Culpeper County Sheriff Scott Jenkins doesn't believe the General Assembly would move forward and pass the bills, but he has a plan if they do.
"I remain very optimistic that our General Assembly will not pass the proposed bills. Obviously, if passed, there are many of us willing to challenge these laws through the courts," he said during the Culpeper Board of Supervisors meeting last week. "In addition, if necessary, I plan to properly screen and deputize thousands of our law-abiding citizens to protect their constitutional right to own firearms."
Although Jenkins said he would not violate his oath of office by declining to enforce new gun laws, he would find other ways to protect citizens' Second Amendment rights.
“If the legislature decides to restrict certain weapons I feel harms our community, I will swear in thousands of auxiliary deputies in Culpeper,” Jenkins told the Culpeper Star Exponent. “There’s no limit to the number of people I can swear in.”

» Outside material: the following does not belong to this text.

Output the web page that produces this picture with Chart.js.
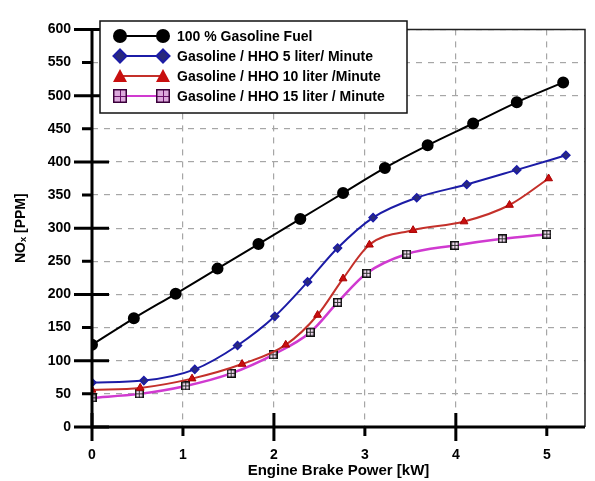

“Personally, I don’t think some of the bills that are proposed will pass, I don’t think we’re that far left in Virginia," he said.
This is, by far, the most creative way to circumventing gun control bills. Establishing Second Amendment sanctuary cities are great, and it lets both sides of the gun control debate see how people in various jurisdictions feel about the proposed laws, but Jenkins' plan actually protects a person's right to keep and bear arms. Hopefully more sheriffs across the country will consider implementing something similar.